DATA PROVIDED:
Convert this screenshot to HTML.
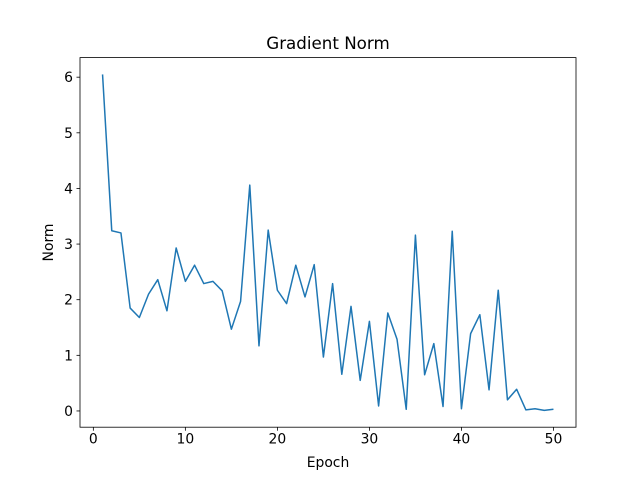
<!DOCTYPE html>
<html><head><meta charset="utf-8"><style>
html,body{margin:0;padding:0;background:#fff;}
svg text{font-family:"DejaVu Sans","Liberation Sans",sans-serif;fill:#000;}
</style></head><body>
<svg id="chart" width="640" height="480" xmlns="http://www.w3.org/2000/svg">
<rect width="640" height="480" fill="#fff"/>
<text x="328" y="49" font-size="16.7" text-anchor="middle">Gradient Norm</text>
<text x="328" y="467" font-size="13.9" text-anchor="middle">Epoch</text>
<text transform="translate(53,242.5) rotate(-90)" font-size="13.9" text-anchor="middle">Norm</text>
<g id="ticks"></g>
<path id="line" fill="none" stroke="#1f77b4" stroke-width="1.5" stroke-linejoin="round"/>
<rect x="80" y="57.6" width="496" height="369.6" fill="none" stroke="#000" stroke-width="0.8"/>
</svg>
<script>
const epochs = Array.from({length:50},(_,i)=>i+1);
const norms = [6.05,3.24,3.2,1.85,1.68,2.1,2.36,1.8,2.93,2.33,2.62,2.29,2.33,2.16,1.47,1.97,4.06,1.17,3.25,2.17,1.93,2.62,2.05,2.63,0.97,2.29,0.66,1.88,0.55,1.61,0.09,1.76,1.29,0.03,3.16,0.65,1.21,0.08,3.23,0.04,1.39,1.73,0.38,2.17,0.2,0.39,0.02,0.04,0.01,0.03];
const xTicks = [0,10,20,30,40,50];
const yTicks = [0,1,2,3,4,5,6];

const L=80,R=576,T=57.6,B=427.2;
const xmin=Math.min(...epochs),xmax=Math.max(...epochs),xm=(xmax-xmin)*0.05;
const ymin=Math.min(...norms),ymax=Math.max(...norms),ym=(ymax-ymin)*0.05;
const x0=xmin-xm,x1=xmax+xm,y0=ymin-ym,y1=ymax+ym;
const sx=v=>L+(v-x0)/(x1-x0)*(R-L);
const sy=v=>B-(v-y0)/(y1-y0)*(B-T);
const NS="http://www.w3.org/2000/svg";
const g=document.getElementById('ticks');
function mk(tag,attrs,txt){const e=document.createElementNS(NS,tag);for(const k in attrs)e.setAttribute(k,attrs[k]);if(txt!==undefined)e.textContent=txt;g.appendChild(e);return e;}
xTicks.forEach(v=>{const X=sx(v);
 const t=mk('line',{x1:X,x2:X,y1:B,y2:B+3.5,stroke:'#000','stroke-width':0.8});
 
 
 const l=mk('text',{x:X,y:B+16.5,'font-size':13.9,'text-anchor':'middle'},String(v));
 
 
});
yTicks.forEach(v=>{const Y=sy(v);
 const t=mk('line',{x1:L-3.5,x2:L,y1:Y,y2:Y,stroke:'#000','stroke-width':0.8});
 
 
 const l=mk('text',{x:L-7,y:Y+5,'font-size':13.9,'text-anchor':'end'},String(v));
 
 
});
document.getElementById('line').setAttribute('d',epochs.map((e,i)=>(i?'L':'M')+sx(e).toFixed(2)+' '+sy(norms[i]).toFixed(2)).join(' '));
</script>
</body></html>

--

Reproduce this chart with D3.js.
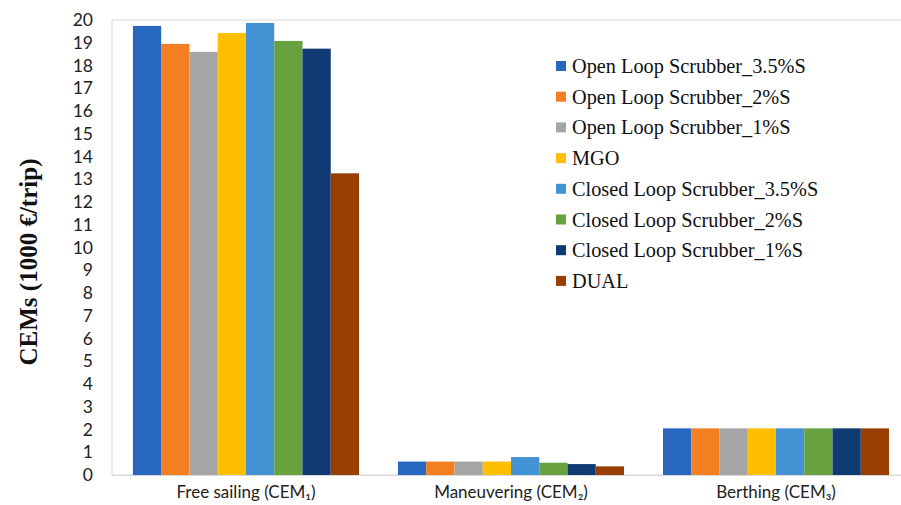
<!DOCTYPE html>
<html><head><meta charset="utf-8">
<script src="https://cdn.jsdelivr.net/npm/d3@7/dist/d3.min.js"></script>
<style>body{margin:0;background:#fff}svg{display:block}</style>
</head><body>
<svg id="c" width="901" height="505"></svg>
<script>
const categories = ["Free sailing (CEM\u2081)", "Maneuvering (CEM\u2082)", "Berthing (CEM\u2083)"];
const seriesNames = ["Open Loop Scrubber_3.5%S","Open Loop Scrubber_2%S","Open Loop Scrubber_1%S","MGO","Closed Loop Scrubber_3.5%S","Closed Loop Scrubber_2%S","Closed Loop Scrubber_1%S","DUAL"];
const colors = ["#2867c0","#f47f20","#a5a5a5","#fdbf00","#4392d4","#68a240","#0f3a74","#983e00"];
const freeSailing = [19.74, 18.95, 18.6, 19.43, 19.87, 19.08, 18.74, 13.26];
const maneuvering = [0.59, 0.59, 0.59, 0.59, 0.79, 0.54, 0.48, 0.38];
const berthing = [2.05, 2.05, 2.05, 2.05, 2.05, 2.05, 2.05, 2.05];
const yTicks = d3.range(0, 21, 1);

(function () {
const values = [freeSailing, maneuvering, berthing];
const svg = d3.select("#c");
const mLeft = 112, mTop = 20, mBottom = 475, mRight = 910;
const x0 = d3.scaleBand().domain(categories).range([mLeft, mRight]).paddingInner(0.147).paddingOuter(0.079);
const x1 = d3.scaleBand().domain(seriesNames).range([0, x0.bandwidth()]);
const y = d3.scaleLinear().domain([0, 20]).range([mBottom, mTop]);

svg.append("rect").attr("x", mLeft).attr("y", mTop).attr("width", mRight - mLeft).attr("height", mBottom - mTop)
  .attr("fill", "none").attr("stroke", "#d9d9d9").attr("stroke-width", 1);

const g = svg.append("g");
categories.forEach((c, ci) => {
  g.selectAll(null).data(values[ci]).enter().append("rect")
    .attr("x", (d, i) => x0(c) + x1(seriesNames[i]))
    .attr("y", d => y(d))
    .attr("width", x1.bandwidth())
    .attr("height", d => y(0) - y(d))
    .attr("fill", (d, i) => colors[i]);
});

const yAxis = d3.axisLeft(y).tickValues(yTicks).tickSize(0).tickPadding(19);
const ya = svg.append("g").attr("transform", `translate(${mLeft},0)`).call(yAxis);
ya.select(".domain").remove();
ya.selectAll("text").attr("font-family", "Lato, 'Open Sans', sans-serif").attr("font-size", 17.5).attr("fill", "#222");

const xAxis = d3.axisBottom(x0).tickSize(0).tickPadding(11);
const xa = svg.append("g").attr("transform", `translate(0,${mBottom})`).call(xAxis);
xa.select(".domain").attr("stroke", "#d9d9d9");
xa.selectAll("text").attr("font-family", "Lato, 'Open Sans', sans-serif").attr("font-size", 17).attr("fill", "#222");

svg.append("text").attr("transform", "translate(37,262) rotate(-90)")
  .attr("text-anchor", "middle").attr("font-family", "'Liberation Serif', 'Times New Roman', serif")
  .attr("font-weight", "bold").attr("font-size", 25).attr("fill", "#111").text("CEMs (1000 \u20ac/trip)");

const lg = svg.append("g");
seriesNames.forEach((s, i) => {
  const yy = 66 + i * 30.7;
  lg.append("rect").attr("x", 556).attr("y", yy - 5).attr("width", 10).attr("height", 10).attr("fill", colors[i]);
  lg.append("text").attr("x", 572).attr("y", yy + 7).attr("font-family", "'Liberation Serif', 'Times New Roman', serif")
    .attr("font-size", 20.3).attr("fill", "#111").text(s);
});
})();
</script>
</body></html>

WHAT NEEDS TO BE DONE:
From the records above, quote word for word only the lines beginning at the line that has "Convert this screenshot to HTML." and stopping after the line that has "const yTicks = [0,1,2,3,4,5,6];". Omit the pictures.

FULL RESPONSE:
Convert this screenshot to HTML.
<!DOCTYPE html>
<html><head><meta charset="utf-8"><style>
html,body{margin:0;padding:0;background:#fff;}
svg text{font-family:"DejaVu Sans","Liberation Sans",sans-serif;fill:#000;}
</style></head><body>
<svg id="chart" width="640" height="480" xmlns="http://www.w3.org/2000/svg">
<rect width="640" height="480" fill="#fff"/>
<text x="328" y="49" font-size="16.7" text-anchor="middle">Gradient Norm</text>
<text x="328" y="467" font-size="13.9" text-anchor="middle">Epoch</text>
<text transform="translate(53,242.5) rotate(-90)" font-size="13.9" text-anchor="middle">Norm</text>
<g id="ticks"></g>
<path id="line" fill="none" stroke="#1f77b4" stroke-width="1.5" stroke-linejoin="round"/>
<rect x="80" y="57.6" width="496" height="369.6" fill="none" stroke="#000" stroke-width="0.8"/>
</svg>
<script>
const epochs = Array.from({length:50},(_,i)=>i+1);
const norms = [6.05,3.24,3.2,1.85,1.68,2.1,2.36,1.8,2.93,2.33,2.62,2.29,2.33,2.16,1.47,1.97,4.06,1.17,3.25,2.17,1.93,2.62,2.05,2.63,0.97,2.29,0.66,1.88,0.55,1.61,0.09,1.76,1.29,0.03,3.16,0.65,1.21,0.08,3.23,0.04,1.39,1.73,0.38,2.17,0.2,0.39,0.02,0.04,0.01,0.03];
const xTicks = [0,10,20,30,40,50];
const yTicks = [0,1,2,3,4,5,6];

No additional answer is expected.